Investigation on Failure Limit of the Perforated Sheet for Truss PCMs in Multiple Pin Stretch Forming

Abstract

Periodic cellular metals (PCMs) based on lattice truss structure have been developed for a wide range of potential applications with their lightweight and multi-functionality. Although divers methods to fabricate truss PCMs, such as investment casting, perforation-bending, and extrusion-EDM, have been reported, the processes have been limited to fabricate flat plates. The paper proposes a new method, multiple pin stretch forming, to fabricate the truss PCM with various cross-sectional shapes. The process has some advantages to fabricate the truss architecture with locally different height and reduce the waste of material during perforation process compared with conventional processes. However, since a 3-D truss structure is built up by tensile deformation of truss members in the process, it is important to design the geometry of precursor sheet to avoid unexpected fracture and make full use of elongation of a given material.

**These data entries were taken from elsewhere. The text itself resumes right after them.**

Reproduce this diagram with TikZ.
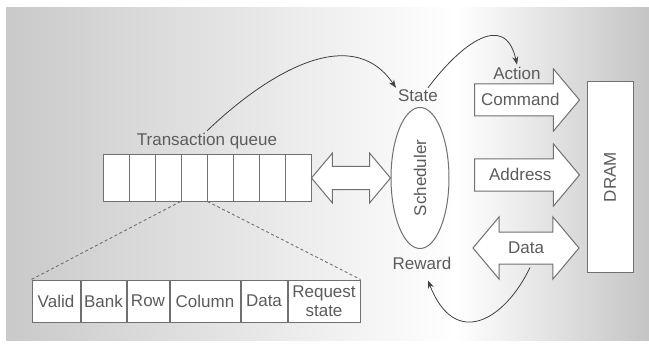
\documentclass[tikz,border=0pt]{standalone}
\usepackage{fontspec}
\setmainfont{Liberation Sans}
\usepackage{xcolor}
\usepackage{tikz}
\usetikzlibrary{arrows.meta, positioning, calc, shapes.geometric, shapes.arrows}
\definecolor{linegray}{HTML}{707070}
\definecolor{textgray}{HTML}{5C5C5C}
\pgfdeclarehorizontalshading{backshade}{100bp}{color(0bp)=(black!21); color(25bp)=(black!21); color(60bp)=(white); color(75bp)=(black!23); color(100bp)=(black!23)}
\newcommand{\diagfont}{\fontsize{17}{19}\selectfont}

\begin{document}
\begin{tikzpicture}[
    x=1pt, y=-1pt,
    font=\diagfont, text=textgray,
    cell/.style={draw=linegray, fill=white, line width=1pt, minimum width=26pt, minimum height=46pt, inner sep=0pt},
    field/.style={draw=linegray, fill=white, line width=1pt, minimum height=42pt, inner sep=0pt, align=center},
    lbl/.style={inner sep=2pt},
    bigarrow/.style={single arrow, draw=linegray, fill=white, line width=1pt, minimum height=105pt, single arrow head extend=15pt, single arrow tip angle=100, text height=12pt, text depth=1pt, inner ysep=9pt, inner xsep=0pt},
    bothway/.style={double arrow, draw=linegray, fill=white, line width=1pt, double arrow head extend=15pt, double arrow tip angle=100, text height=12pt, text depth=1pt, inner ysep=9pt, inner xsep=0pt},
    arr/.style={-{Stealth[length=8pt, width=6pt]}, draw=black!75, line width=0.8pt},
    dashlink/.style={draw=linegray, line width=0.9pt, dash pattern=on 3pt off 2.5pt},
]
\useasboundingbox (0,0) rectangle (649,345);
\shade[shading=backshade] (6,8) rectangle (649,340);

% transaction queue
\foreach \i in {1,...,8}
  \node[cell] (q\i) at ({103+26*(\i-0.5)},178) {};
\node[lbl] (qlabel) at (207,141) {Transaction queue};

% entry fields
\node[field, minimum width=48pt] (valid) at (56,301) {Valid};
\node[field, minimum width=45pt, right=0pt of valid] (bank) {Bank};
\node[field, minimum width=42pt, right=0pt of bank] (row) {Row};
\node[field, minimum width=70pt, right=0pt of row] (column) {Column};
\node[field, minimum width=46pt, right=0pt of column] (fdata) {Data};
\node[field, minimum width=72pt, right=0pt of fdata] (reqst) {Request\\state};
\draw[dashlink] (q4.south west) -- (valid.north west);
\draw[dashlink] (q4.south east) -- (reqst.north east);

% scheduler
\node[ellipse, draw=linegray, fill=white, line width=1pt, minimum width=58pt, minimum height=141pt, inner sep=0pt] (sched) at (420,178) {};
\node[rotate=90] (schedtext) at (sched.center) {Scheduler};
\node[lbl] (state) at (418,96) {State};
\node[lbl] (reward) at (422,263) {Reward};
\node[bothway, text height=0pt, text depth=0pt, inner ysep=11pt, double arrow head extend=13.5pt, minimum height=79pt] (link) at ($(q8.east)!0.5!(sched.west)$) {};

% DRAM side
\node[draw=linegray, fill=white, line width=1pt, rotate=90, minimum width=190pt, minimum height=46pt] (dram) at (610,177) {DRAM};
\node[bigarrow, anchor=tail] (cmd) at (474,100) {Command};
\node[bigarrow, anchor=tail] (addr) at (474,175) {Address};
\node[bothway, minimum height=106pt] (data) at (526,248) {Data};
\node[lbl] (action) at (517,73) {Action};

\draw[arr] (qlabel.north) .. controls (262,78) and (350,20) .. (state.north west);
\draw[arr] ($(state.north)+(10,0)$) .. controls (460,45) and (505,10) .. (action.north);
\draw[arr] ($(data.south)+(4,3)$) .. controls (505,320) and (455,350) .. ($(reward.south)+(6,9)$);
\end{tikzpicture}
\end{document}
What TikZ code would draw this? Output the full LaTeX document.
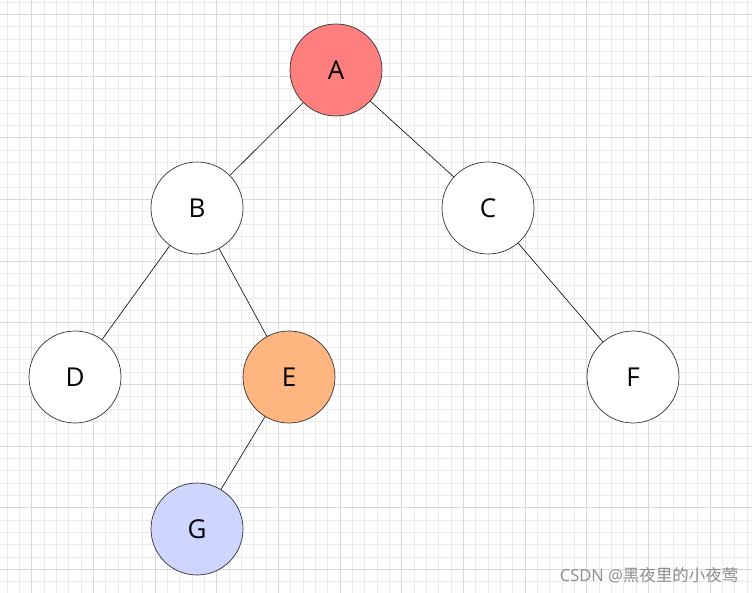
\documentclass[tikz,border=0pt]{standalone}
\usepackage{fontspec}
\setmainfont{Open Sans}
\newfontfamily\cjk{Noto Sans CJK SC}
\usepackage{tikz}
\definecolor{gridminor}{HTML}{EBEBEB}
\definecolor{gridmajor}{HTML}{D8D8D8}
\definecolor{redfill}{HTML}{FF7F7F}
\definecolor{orangefill}{HTML}{FFB57F}
\definecolor{bluefill}{HTML}{CED6FF}
\tikzset{
 vertex/.style={circle,draw=black!80,line width=0.7pt,fill=white,minimum size=92pt,
   inner sep=0pt,font=\fontsize{26}{26}\selectfont},
 branch/.style={line width=0.6pt,black}
}

\begin{document}
\begin{tikzpicture}[x=1pt,y=-1pt]
 \useasboundingbox (0,0) rectangle (752,593);
 \fill[white] (0,0) rectangle (752,593);
 % background grid
 \foreach \i in {-3,...,60} \draw[gridminor,line width=0.7pt] (31.7+12.333*\i,0) -- (31.7+12.333*\i,593);
 \foreach \i in {-2,...,48} \draw[gridminor,line width=0.7pt] (0,14.3+12.333*\i) -- (752,14.3+12.333*\i);
 \foreach \i in {-1,...,12} \draw[gridmajor,line width=0.7pt] (31.7+61.667*\i,0) -- (31.7+61.667*\i,593);
 \foreach \i in {-1,...,10} \draw[gridmajor,line width=0.7pt] (0,14.3+61.667*\i) -- (752,14.3+61.667*\i);
 % tree
 \node[vertex,fill=redfill] (A) at (336,70) {A};
 \node[vertex] (B) at (197,208) {B};
 \node[vertex] (C) at (488,208) {C};
 \node[vertex] (D) at (75,377) {D};
 \node[vertex,fill=orangefill] (E) at (289,377) {E};
 \node[vertex] (F) at (633,377) {F};
 \node[vertex,fill=bluefill] (G) at (197,529) {G};
 \draw[branch] (A) -- (B);
 \draw[branch] (A) -- (C);
 \draw[branch] (B) -- (D);
 \draw[branch] (B) -- (E);
 \draw[branch] (C) -- (F);
 \draw[branch] (E) -- (G);
 % watermark
 \node[anchor=east,text=black!45,font=\fontsize{16.5}{16.5}\selectfont] (mark) at (742,575) {CSDN @{\cjk 黑夜里的小夜莺}};
\end{tikzpicture}
\end{document}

The paper focused on the design of precursor sheet through the investigation on failure limit in multiple pin stretch forming. The forming failure were predicted by FE simulations combined with a ductile fracture criterion for various geometrical conditions, and a forming failure diagram was constructed and verified with experiments. And finally, pyramidal truss PCMs with flat and stepped cross section were fabricated successfully without any defects.